From the records below, copy every line that contains the word "diagram".
>> Begin
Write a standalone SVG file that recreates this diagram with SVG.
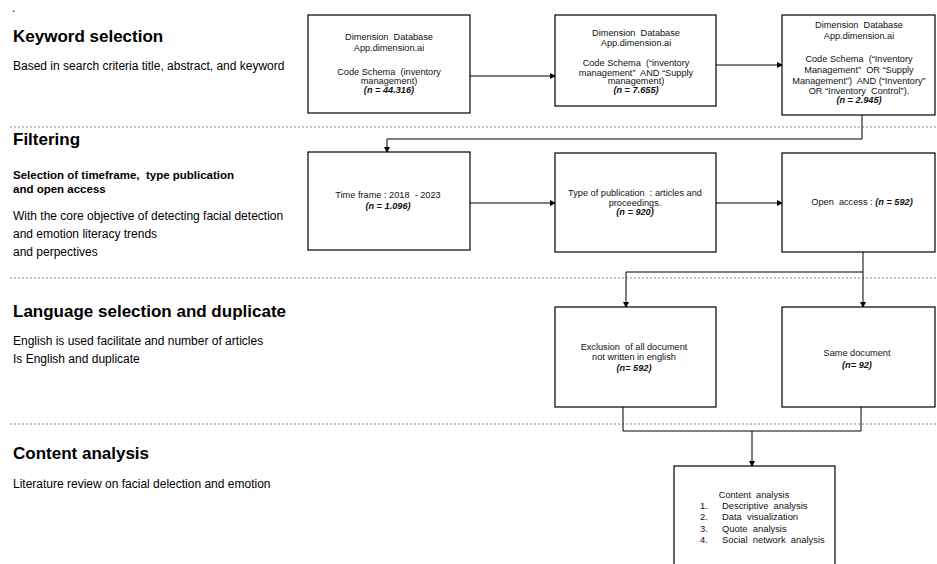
<svg xmlns="http://www.w3.org/2000/svg" width="937" height="564" viewBox="0 0 937 564">
<defs>
<marker id="ah" markerWidth="6" markerHeight="6" refX="5" refY="3" orient="auto" markerUnits="userSpaceOnUse">
<path d="M0,0 L6,3 L0,6 Z" fill="#000"/>
</marker>
<style>
text{white-space:pre}
.box{fill:#fff;stroke:#000;stroke-width:1.2}
.t{font-family:"Liberation Sans",Arial,sans-serif;font-size:9.2px;fill:#111;text-anchor:middle}
.n{font-style:italic;font-weight:bold}
.c{fill:none;stroke:#000;stroke-width:1}
.sep{stroke:#888;stroke-width:1;stroke-dasharray:2,2}
.h{font-family:"Liberation Sans",Arial,sans-serif;font-size:17px;font-weight:bold;fill:#000}
.d{font-family:"Liberation Sans",Arial,sans-serif;font-size:12px;fill:#000}
.b{font-family:"Liberation Sans",Arial,sans-serif;font-size:11.5px;font-weight:bold;fill:#000}
.l{font-family:"Liberation Sans",Arial,sans-serif;font-size:9.4px;fill:#111}
</style>
</defs>
<rect width="937" height="564" fill="#fff"/>

<g id="separators">
<line class="sep" x1="10" y1="127" x2="937" y2="127"/>
<line class="sep" x1="10" y1="278" x2="937" y2="278"/>
<line class="sep" x1="10" y1="424" x2="937" y2="424"/>
</g>

<g id="labels">
<text class="d" x="12" y="12">.</text>
<text class="h" x="13" y="42">Keyword selection</text>
<text class="d" x="13" y="70">Based in search criteria title, abstract, and keyword</text>
<text class="h" x="13" y="145">Filtering</text>
<text class="b" x="13" y="179">Selection of timeframe,  type publication</text>
<text class="b" x="13" y="193">and open access</text>
<text class="d" x="13" y="220">With the core objective of detecting facial detection</text>
<text class="d" x="13" y="238">and emotion literacy trends</text>
<text class="d" x="13" y="256">and perpectives</text>
<text class="h" x="13" y="317">Language selection and duplicate</text>
<text class="d" x="13" y="345">English is used facilitate and number of articles</text>
<text class="d" x="13" y="363">Is English and duplicate</text>
<text class="h" x="13" y="459">Content analysis</text>
<text class="d" x="13" y="488">Literature review on facial delection and emotion</text>
</g>

<g id="connectors">
<line class="c" x1="470" y1="76" x2="555" y2="76" marker-end="url(#ah)"/>
<line class="c" x1="716" y1="65" x2="782" y2="65" marker-end="url(#ah)"/>
<polyline class="c" points="862,115 862,139 387,139 387,152" marker-end="url(#ah)"/>
<line class="c" x1="470" y1="203" x2="555" y2="203" marker-end="url(#ah)"/>
<line class="c" x1="716" y1="203" x2="782" y2="203" marker-end="url(#ah)"/>
<line class="c" x1="863" y1="252" x2="863" y2="307" marker-end="url(#ah)"/>
<polyline class="c" points="863,272 626,272 626,307" marker-end="url(#ah)"/>
<polyline class="c" points="623,407 623,431 861,431 861,407"/>
<line class="c" x1="752" y1="431" x2="752" y2="466" marker-end="url(#ah)"/>
</g>

<g id="box1">
<rect class="box" x="308" y="15" width="162" height="98"/>
<text class="t" x="389" y="40">Dimension  Database</text>
<text class="t" x="389" y="51">App.dimension.ai</text>
<text class="t" x="389" y="75">Code Schema  (inventory</text>
<text class="t" x="389" y="84">management)</text>
<text class="t n" x="389" y="93">(n = 44.316)</text>
</g>

<g id="box2">
<rect class="box" x="555" y="15" width="161" height="91"/>
<text class="t" x="636" y="36">Dimension  Database</text>
<text class="t" x="636" y="46">App.dimension.ai</text>
<text class="t" x="636" y="66">Code Schema  (“inventory</text>
<text class="t" x="636" y="75.5">management”  AND “Supply</text>
<text class="t" x="636" y="84">management)</text>
<text class="t n" x="636" y="93">(n = 7.655)</text>
</g>

<g id="box3">
<rect class="box" x="782" y="15" width="153" height="100"/>
<text class="t" x="859" y="28">Dimension  Database</text>
<text class="t" x="859" y="39">App.dimension.ai</text>
<text class="t" x="859" y="62">Code Schema  (“Inventory</text>
<text class="t" x="859" y="73">Management”  OR “Supply</text>
<text class="t" x="859" y="83.5">Management”)  AND (“Inventory”</text>
<text class="t" x="859" y="93.5">OR “Inventory  Control”).</text>
<text class="t n" x="859" y="103">(n = 2.945)</text>
</g>

<g id="box4">
<rect class="box" x="308" y="152" width="162" height="98"/>
<text class="t" x="388" y="198">Time frame : 2018  - 2023</text>
<text class="t n" x="388" y="209">(n = 1.096)</text>
</g>

<g id="box5">
<rect class="box" x="555" y="153" width="161" height="99"/>
<text class="t" x="635" y="196">Type of publication  : articles and</text>
<text class="t" x="635" y="206">proceedings.</text>
<text class="t n" x="635" y="215">(n = 920)</text>
</g>

<g id="box6">
<rect class="box" x="782" y="153" width="153" height="99"/>
<text class="t" x="862" y="205">Open  access : <tspan class="n">(n = 592)</tspan></text>
</g>

<g id="box7">
<rect class="box" x="555" y="307" width="161" height="100"/>
<text class="t" x="634" y="350">Exclusion  of all document</text>
<text class="t" x="634" y="360">not written in english</text>
<text class="t n" x="634" y="371">(n= 592)</text>
</g>

<g id="box8">
<rect class="box" x="782" y="307" width="153" height="100"/>
<text class="t" x="857" y="356">Same document</text>
<text class="t n" x="857" y="368">(n= 92)</text>
</g>

<g id="box9">
<rect class="box" x="674" y="466" width="161" height="100"/>
<text class="t" x="754" y="498">Content  analysis</text>
<text class="l" x="700" y="509">1.</text><text class="l" x="722" y="509">Descriptive  analysis</text>
<text class="l" x="700" y="520">2.</text><text class="l" x="722" y="520">Data  visualization</text>
<text class="l" x="700" y="532">3.</text><text class="l" x="722" y="532">Quote  analysis</text>
<text class="l" x="700" y="543">4.</text><text class="l" x="722" y="543">Social  network  analysis</text>
</g>
</svg>
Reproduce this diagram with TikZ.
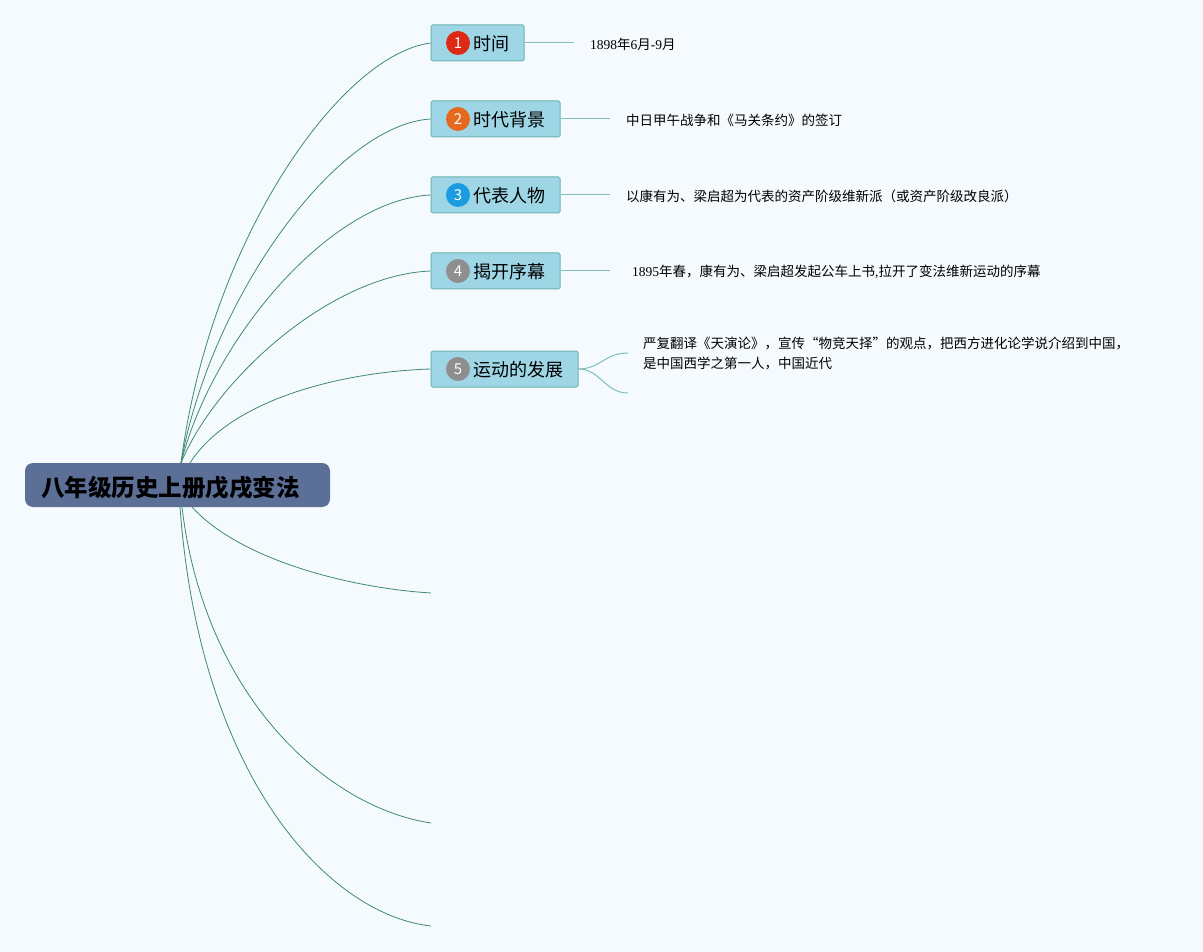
>> End
• Task output
Write a standalone SVG file that recreates this diagram with SVG.
Reproduce this diagram with TikZ.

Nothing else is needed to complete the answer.